After two albums — 1997’s self-titled debut (reissued in 2001 as We Do As We Please) and 2000’s A Journey Out Of Time, both of which stressed traditional songs and a sparse, minimalist sound — the brothers released Cowgirl A-Go-Go in 2002. Though it retains the cowboy aesthetic, the songs are all originals, the sound is richer, and there are a few decidedly outre touches as well, such as name-checking the Ramones in the title track.
“Chip and I always loved the Ramones,” Tony says. “We wrote that line after Joey died, just out of a sense of tribute. And then of course Dee Dee died a little while later. That’s why we did that: out of a true sense of honor and love for that band.”
Of their newly fleshed-out sound, Tony says, “We wanted people to have to work a little less hard to get it. Cowboy Nation up to now has been a very high-concept band. When we started doing this, it was bizarre. People would say, ‘What are you doing?’ I’d say, ‘Cowboy music.’ People had no idea what I was talking about. They’d say, ‘Gene Autry?’ ‘No, not really.’ Then it was, ‘Oh, like Cowboy Junkies?’ ‘No.’ But I guess that kind of goes with the territory.”
As for the trailblazing accomplishments of the brothers’ previous bands, particularly Rank & File, Tony admits that, until recently, he felt as if they had been largely written out of music history. It’s understandable, he notes, given that Rank & File’s landmark early-’80s albums Sundown and Long Gone Dead — “You know, the good stuff, not the crappy third album,” Tony quips — have never been available on CD (though that’s finally scheduled to change this spring with a Rhino Records reissue titled The Slash Years). A whole generation grew up without hearing the band unless they made the effort to delve into their elder siblings’ scratchy old records.

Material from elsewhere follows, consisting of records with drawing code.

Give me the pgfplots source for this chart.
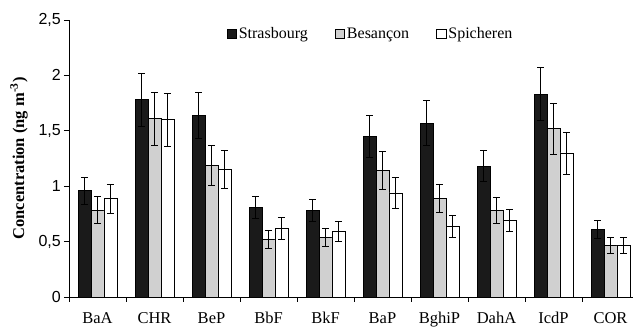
\documentclass[border=0pt]{standalone}
\usepackage{pgfplots}
\pgfplotsset{compat=1.18}
\usepackage{pgfplotstable}
\usepackage{fontspec}
\setmainfont{Liberation Serif}
\setsansfont{Liberation Sans}
\definecolor{barblack}{HTML}{1A1A1A}
\definecolor{bargray}{HTML}{D0D0D0}

\pgfplotstableread{
x y e
0 0.96 0.12
1 1.78 0.24
2 1.64 0.21
3 0.81 0.10
4 0.78 0.10
5 1.45 0.19
6 1.57 0.20
7 1.18 0.14
8 1.83 0.24
9 0.61 0.08
}\strasbourg
\pgfplotstableread{
x y e
0 0.785 0.12
1 1.61 0.24
2 1.19 0.18
3 0.52 0.08
4 0.54 0.08
5 1.14 0.17
6 0.89 0.13
7 0.78 0.12
8 1.52 0.23
9 0.467 0.07
}\besancon
\pgfplotstableread{
x y e
0 0.887 0.13
1 1.60 0.24
2 1.15 0.17
3 0.62 0.10
4 0.59 0.09
5 0.94 0.14
6 0.64 0.10
7 0.69 0.10
8 1.30 0.19
9 0.467 0.07
}\spicheren

\begin{document}
\begin{tikzpicture}
\begin{axis}[
  scale only axis,
  width=564pt, height=277pt,
  xmin=-0.5, xmax=9.395,
  ymin=0, ymax=2.5,
  axis lines*=left,
  axis line style={black, line width=0.8pt},
  ybar=0pt,
  bar width=12.9pt,
  xtick={0,...,9},
  xticklabels={BaA,CHR,BeP,BbF,BkF,BaP,BghiP,DahA,IcdP,COR},
  major x tick style={draw=none},
  minor xtick={-0.5,0.5,...,8.5},
  minor x tick style={black, line width=0.8pt},
  minor tick length=5pt,
  ytick={0,0.5,...,2.5},
  major tick length=5pt,
  tick align=outside,
  y tick style={black, line width=0.8pt},
  /pgf/number format/.cd, use comma, assume math mode=true,
  /pgfplots/.cd,
  yticklabel style={font=\fontsize{16}{16}\sffamily, inner sep=3pt},
  xticklabel style={font=\fontsize{16.5}{16.5}\selectfont, yshift=-7pt},
  ylabel={\textbf{Concentration (ng m\textsuperscript{-3})}},
  ylabel style={font=\fontsize{16.5}{16.5}\selectfont, at={(axis description cs:-0.0887,0.5)}, anchor=center},
  legend columns=3,
  legend style={draw=none, fill=none, font=\fontsize{16}{16}\selectfont,
    at={(rel axis cs:0.279,0.95)}, anchor=west, inner sep=0pt,
    /tikz/every even column/.append style={column sep=25pt}},
  legend image code/.code={\draw[#1, draw=black, line width=0.6pt] (0pt,-4.8pt) rectangle (9.6pt,4.8pt);},
  error bars/y dir=both,
  error bars/y explicit,
  error bars/error bar style={black, line width=0.8pt},
  error bars/error mark options={rotate=90, mark size=3.5pt, black, line width=0.8pt},
]
\addplot[fill=barblack, draw=black, line width=0.6pt] table[x=x, y=y, y error=e] {\strasbourg};
\addlegendentry{Strasbourg}
\addplot[fill=bargray, draw=black, line width=0.6pt] table[x=x, y=y, y error=e] {\besancon};
\addlegendentry{Besançon}
\addplot[fill=white, draw=black, line width=0.6pt] table[x=x, y=y, y error=e] {\spicheren};
\addlegendentry{Spicheren}
\end{axis}
\pgfresetboundingbox
\useasboundingbox (-69pt,-31pt) rectangle (564pt,297pt);
\end{tikzpicture}
\end{document}
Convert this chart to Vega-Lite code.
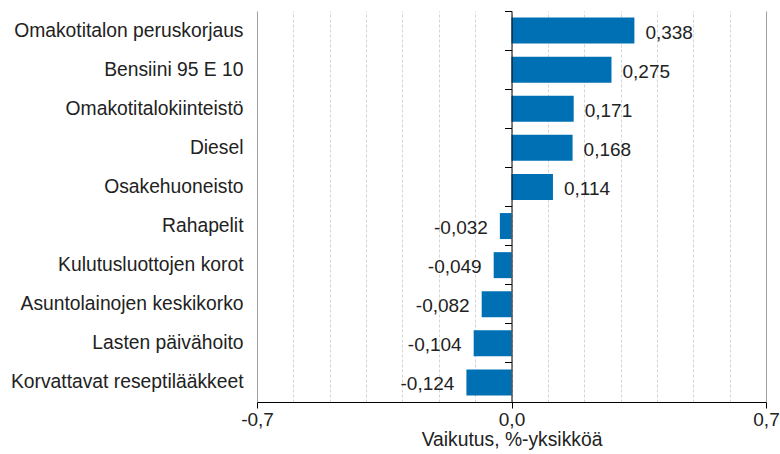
{
  "$schema": "https://vega.github.io/schema/vega-lite/v6.json",
  "width": 509,
  "height": 391,
  "autosize": {"type": "none"},
  "padding": {"left": 257, "top": 11, "right": 14, "bottom": 52},
  "config": {
    "locale": {"number": {"decimal": ",", "thousands": " ", "grouping": [3], "currency": ["", " €"], "minus": "-"}},
    "font": "Liberation Sans",
    "view": {"stroke": null},
    "axis": {"labelFont": "Liberation Sans", "titleFont": "Liberation Sans"}
  },
  "data": {
    "values": [
      {"nimike": "Omakotitalon peruskorjaus", "v": 0.338},
      {"nimike": "Bensiini 95 E 10", "v": 0.275},
      {"nimike": "Omakotitalokiinteistö", "v": 0.171},
      {"nimike": "Diesel", "v": 0.168},
      {"nimike": "Osakehuoneisto", "v": 0.114},
      {"nimike": "Rahapelit", "v": -0.032},
      {"nimike": "Kulutusluottojen korot", "v": -0.049},
      {"nimike": "Asuntolainojen keskikorko", "v": -0.082},
      {"nimike": "Lasten päivähoito", "v": -0.104},
      {"nimike": "Korvattavat reseptilääkkeet", "v": -0.124}
    ]
  },
  "encoding": {
    "y": {
      "field": "nimike",
      "type": "nominal",
      "sort": null,
      "scale": {"paddingInner": 0, "paddingOuter": 0},
      "axis": {
        "title": null,
        "orient": "left",
        "domain": false,
        "ticks": false,
        "grid": false,
        "labelFontSize": 19.3,
        "labelColor": "#222",
        "labelPadding": 14,
        "labelLimit": 300
      }
    },
    "x": {
      "field": "v",
      "type": "quantitative",
      "scale": {"domain": [-0.7, 0.7], "nice": false, "zero": false},
      "axis": {
        "title": "Vaikutus, %-yksikköä",
        "values": [-0.7, -0.6, -0.5, -0.4, -0.3, -0.2, -0.1, 0, 0.1, 0.2, 0.3, 0.4, 0.5, 0.6, 0.7],
        "format": ".1f",
        "labelExpr": "abs(datum.value) > 0.65 || abs(datum.value) < 0.01 ? datum.label : ''",
        "labelFlush": false,
        "labelOverlap": false,
        "labelFontSize": 19,
        "labelColor": "#222",
        "labelPadding": 2,
        "tickSize": 6,
        "tickColor": "#000",
        "tickOpacity": {"condition": {"test": "abs(datum.value) > 0.65 || abs(datum.value) < 0.01", "value": 1}, "value": 0},
        "domainColor": "#000",
        "grid": true,
        "gridColor": {"condition": {"test": "abs(datum.value) > 0.65", "value": "#a0a0a0"}, "value": "#d4d4d4"},
        "gridDash": {"condition": {"test": "abs(datum.value) > 0.65", "value": []}, "value": [3, 2]},
        "gridOpacity": 1,
        "titleFontSize": 19.3,
        "titleFontWeight": "normal",
        "titleColor": "#222",
        "titlePadding": 1
      }
    }
  },
  "layer": [
    {
      "mark": {"type": "bar", "color": "#0070b4", "height": {"band": 0.665}}
    },
    {
      "transform": [{"filter": "datum.v >= 0"}],
      "mark": {"type": "text", "align": "left", "baseline": "middle", "dx": 11, "dy": 2, "fontSize": 19, "color": "#222"},
      "encoding": {
        "text": {"field": "v", "type": "quantitative", "format": ".3f"},
        "y": {
          "field": "nimike",
          "type": "nominal",
          "sort": null,
          "axis": {
            "title": null,
            "orient": "left",
            "offset": -254.5,
            "labels": false,
            "domain": true,
            "domainColor": "#000",
            "ticks": true,
            "tickColor": "#000",
            "tickSize": 7,
            "bandPosition": 0,
            "grid": false,
            "zindex": 2
          }
        }
      }
    },
    {
      "transform": [{"filter": "datum.v < 0"}],
      "mark": {"type": "text", "align": "right", "baseline": "middle", "dx": -12, "dy": 2, "fontSize": 19, "color": "#222"},
      "encoding": {
        "text": {"field": "v", "type": "quantitative", "format": ".3f"},
        "y": {"field": "nimike", "type": "nominal", "sort": null, "axis": null}
      }
    }
  ],
  "resolve": {"axis": {"y": "independent"}}
}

“But I was there at the beginning, and I know what it was like,” Tony says. “There were no magazines, there were no radio stations, there were no nightclubs. Everything that we did, we had to create out of our own head. It was literally pioneer days. Rank & File ran its course, though, and I saw things change as we were doing it. I saw how many bands we inspired. I saw the crowds start coming to the shows, I saw the record sales. I knew things were getting bigger. But the band had an ugly ending, and things just moved on and times changed.
“It’s like David Bowie says — it doesn’t matter who did it first, it’s who did it second.”